◆ Set exercise ◆
Show all lines holding "that".

begin Records for processing

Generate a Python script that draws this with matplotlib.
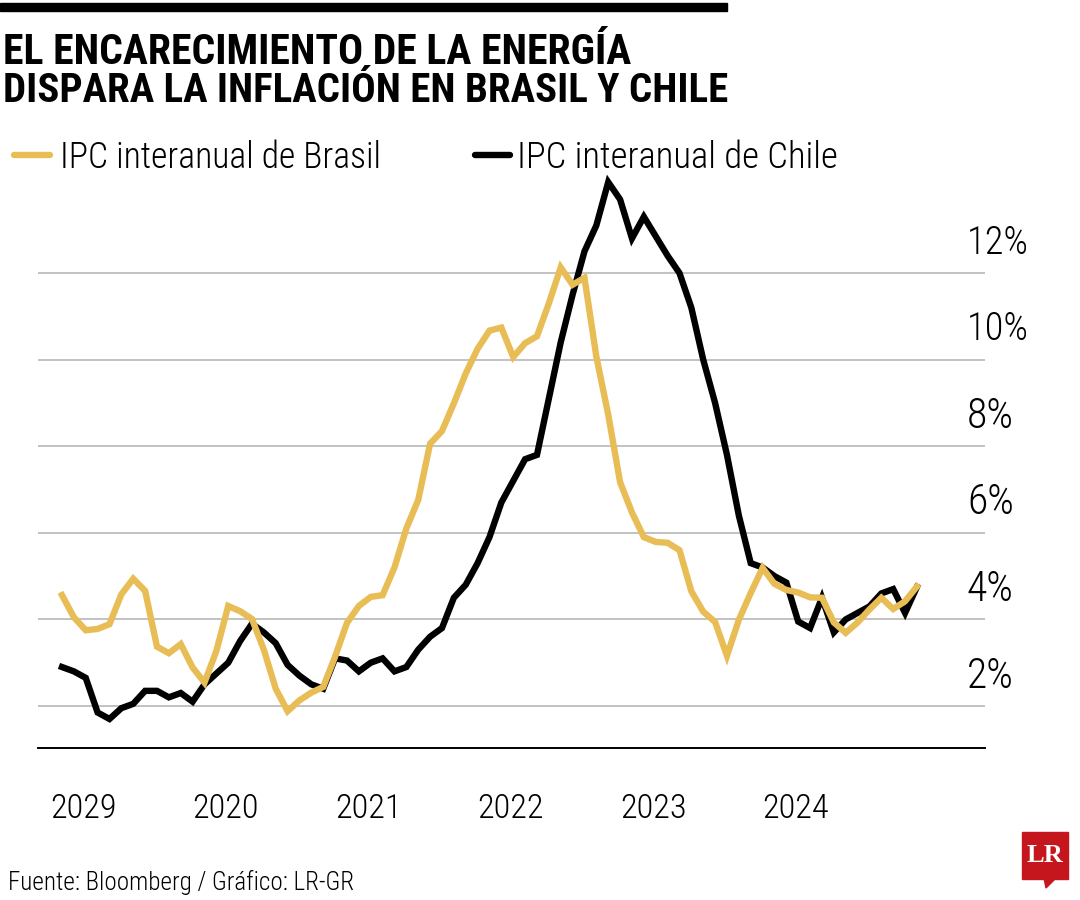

end Records for processing
begin Records for processing

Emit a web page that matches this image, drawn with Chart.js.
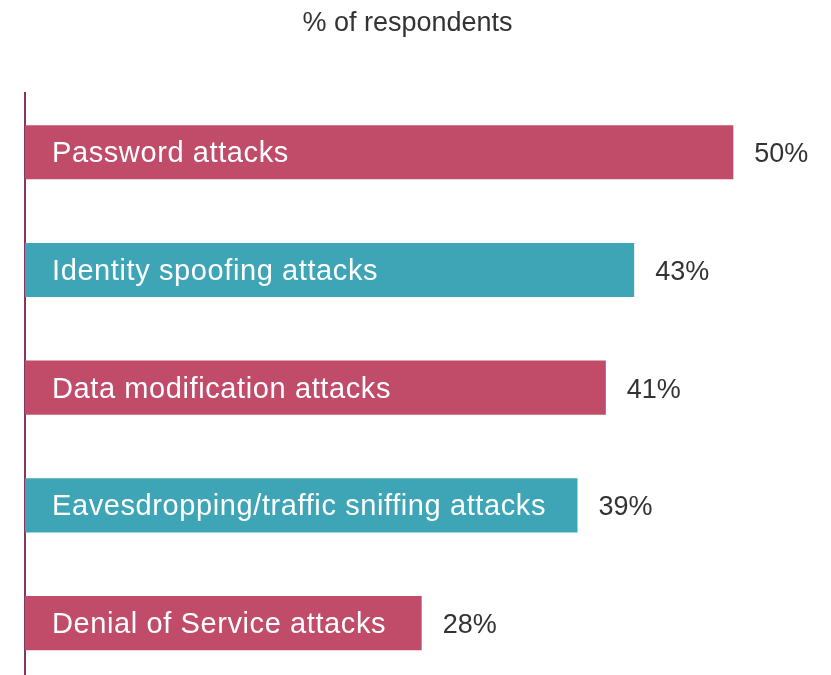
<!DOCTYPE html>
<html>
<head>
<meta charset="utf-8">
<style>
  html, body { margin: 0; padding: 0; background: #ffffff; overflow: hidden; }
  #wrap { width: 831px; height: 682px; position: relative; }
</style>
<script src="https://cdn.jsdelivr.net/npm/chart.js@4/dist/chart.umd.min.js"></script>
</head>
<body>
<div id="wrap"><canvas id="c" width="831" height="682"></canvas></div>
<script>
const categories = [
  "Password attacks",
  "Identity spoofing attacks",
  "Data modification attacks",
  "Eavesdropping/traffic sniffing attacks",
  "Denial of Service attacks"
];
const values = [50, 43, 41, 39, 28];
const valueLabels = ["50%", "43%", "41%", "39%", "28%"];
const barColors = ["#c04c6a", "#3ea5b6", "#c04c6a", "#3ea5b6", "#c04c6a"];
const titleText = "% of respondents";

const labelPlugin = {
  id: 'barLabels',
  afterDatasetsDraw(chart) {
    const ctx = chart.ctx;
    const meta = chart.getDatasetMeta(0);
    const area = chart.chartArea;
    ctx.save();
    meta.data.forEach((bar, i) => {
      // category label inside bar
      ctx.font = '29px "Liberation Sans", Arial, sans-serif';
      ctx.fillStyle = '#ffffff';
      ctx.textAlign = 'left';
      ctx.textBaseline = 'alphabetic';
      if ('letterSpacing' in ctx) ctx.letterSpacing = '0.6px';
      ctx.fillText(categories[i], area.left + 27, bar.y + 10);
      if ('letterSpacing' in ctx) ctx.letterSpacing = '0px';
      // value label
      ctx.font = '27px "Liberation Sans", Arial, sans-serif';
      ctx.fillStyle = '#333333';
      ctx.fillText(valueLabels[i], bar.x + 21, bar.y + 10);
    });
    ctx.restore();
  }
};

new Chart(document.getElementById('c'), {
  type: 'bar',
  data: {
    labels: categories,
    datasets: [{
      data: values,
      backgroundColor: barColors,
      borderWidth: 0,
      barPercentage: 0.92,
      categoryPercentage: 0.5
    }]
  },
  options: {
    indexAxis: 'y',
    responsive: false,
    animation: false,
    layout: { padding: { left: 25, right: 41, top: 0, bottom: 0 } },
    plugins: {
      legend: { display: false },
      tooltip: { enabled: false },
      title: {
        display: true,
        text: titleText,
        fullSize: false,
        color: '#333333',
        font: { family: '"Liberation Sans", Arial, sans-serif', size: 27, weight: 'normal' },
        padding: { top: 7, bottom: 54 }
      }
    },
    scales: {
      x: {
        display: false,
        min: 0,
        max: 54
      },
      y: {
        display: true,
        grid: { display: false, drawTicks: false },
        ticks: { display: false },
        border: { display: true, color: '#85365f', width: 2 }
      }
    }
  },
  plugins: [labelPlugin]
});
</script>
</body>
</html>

end Records for processing

◆ Correct result ◆
Generate a Python script that draws this with matplotlib.
Emit a web page that matches this image, drawn with Chart.js.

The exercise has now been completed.